Real talk: Postgres is phenomenal. It’s been out for 30 years, it’s battle-tested, and it’s open source in the way that actually matters (not “open source for non-cloud providers”).

If you’re picking a database for a new self-hosted project in 2026, Postgres should be your first instinct. It handles JSON first-class (JSONB), it has great driver support, and the entire ecosystem of DevOps tooling assumes you’re using Postgres anyway.

The only reason to pick MongoDB-shaped databases (real Mongo or FerretDB) is if you’re committed to document-oriented modeling or you’re migrating existing code.

Decision Tree: Which Do I Pick?

Here’s your flow:

Existing MongoDB app? → FerretDB (cheapest migration, immediate risk reduction)

Building new, needs document DB? → Consider Postgres + JSONB (better long-term)
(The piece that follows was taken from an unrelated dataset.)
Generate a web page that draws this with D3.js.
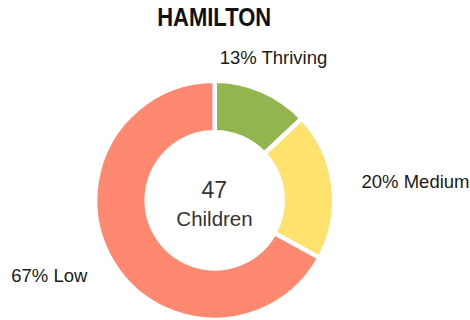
<!DOCTYPE html>
<html>
<head>
<meta charset="utf-8">
<script src="https://cdn.jsdelivr.net/npm/d3@7"></script>
<style>
  html, body { margin: 0; padding: 0; background: #fff; }
  svg { display: block; }
</style>
</head>
<body>
<svg id="chart" width="470" height="320"></svg>
<script>
// Share of children in each wellbeing band
const title = "HAMILTON";
const categories = ["Thriving", "Medium", "Low"];
const percents = [13, 20, 67];
const colors = ["#92b550", "#ffe16e", "#ff8870"];
const totalCount = 47;
const totalLabel = "Children";

const svg = d3.select("#chart");
const cx = 214.7, cy = 200.3;
const outerR = 119.5, innerR = 68, labelR = 148;

// Narrow bold heading
svg.append("text")
  .attr("x", 214.2).attr("y", 26)
  .attr("text-anchor", "middle")
  .attr("textLength", 114)
  .attr("lengthAdjust", "spacingAndGlyphs")
  .style("font-family", "'Liberation Sans Narrow', 'Arial Narrow', 'Liberation Sans', sans-serif")
  .style("font-weight", "bold")
  .style("font-size", "26px")
  .style("fill", "#111")
  .text(title);

const data = categories.map((c, i) => ({ name: c, value: percents[i], color: colors[i] }));

const pie = d3.pie().value(d => d.value).sort(null);
const arcs = pie(data);
const arc = d3.arc().innerRadius(innerR).outerRadius(outerR);
const labelArc = d3.arc().innerRadius(labelR).outerRadius(labelR);

const g = svg.append("g").attr("transform", `translate(${cx},${cy})`);

g.selectAll("path.slice")
  .data(arcs)
  .join("path")
  .attr("class", "slice")
  .attr("d", arc)
  .attr("fill", d => d.data.color)
  .attr("stroke", "#fff")
  .attr("stroke-width", 4.5)
  .attr("stroke-linejoin", "miter");

// Outside labels: box edge touches the point on the label ring
g.selectAll("text.lbl")
  .data(arcs)
  .join("text")
  .attr("class", "lbl")
  .each(function(d) {
    const [px, py] = labelArc.centroid(d);
    const a = (d.startAngle + d.endAngle) / 2;
    const sx = Math.sin(a), sy = -Math.cos(a);
    const t = d3.select(this);
    t.attr("x", px).attr("y", py);
    if (Math.abs(sx) < 0.5) {
      t.attr("text-anchor", "middle").attr("dy", sy < 0 ? "0" : "0.72em");
    } else {
      t.attr("text-anchor", sx > 0 ? "start" : "end").attr("dy", "0.35em");
    }
  })
  .style("font-family", "'Liberation Sans', Arial, sans-serif")
  .style("font-size", "18.5px")
  .style("fill", "#1a1a1a")
  .text(d => `${d.data.value}% ${d.data.name}`);

// Centre total
g.append("text")
  .attr("x", -0.5).attr("y", -2)
  .attr("text-anchor", "middle")
  .style("font-family", "'Liberation Sans', Arial, sans-serif")
  .style("font-size", "23px")
  .style("fill", "#333")
  .text(totalCount);

g.append("text")
  .attr("x", -0.2).attr("y", 26)
  .attr("text-anchor", "middle")
  .style("font-family", "'Liberation Sans', Arial, sans-serif")
  .style("font-size", "20.5px")
  .style("fill", "#333")
  .text(totalLabel);
</script>
</body>
</html>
Absolutely need MongoDB? → Atlas cloud (no self-hosting, no SSPL nightmare)

Enterprise customer? Lots of data? → Atlas or hire someone to navigate the SSPL (hint: it’s expensive)

Solo project, don’t care about licensing? → MongoDB Community (your risk, not ours)

The Bottom Line

SSPL isn’t evil, but it’s not developer-friendly either. It exists to solve MongoDB’s problem, not yours.

If you’re self-hosting databases and want a MongoDB-shaped API, FerretDB + Postgres is a genuinely solid option in 2026. It’s stable, it’s compatible, and it’s licensed under Apache 2.0 (which is fine for self-hosted use).

If you’re not married to the document model, Postgres alone will serve you better and faster. But if you’re keeping existing MongoDB code, FerretDB is the path of least friction.

The worst choice? Pretending the SSPL doesn’t apply to you and then learning about it the hard way. Don’t be that person. Either pick Atlas, switch to FerretDB, or get real legal clarity. The 2 AM self will thank you.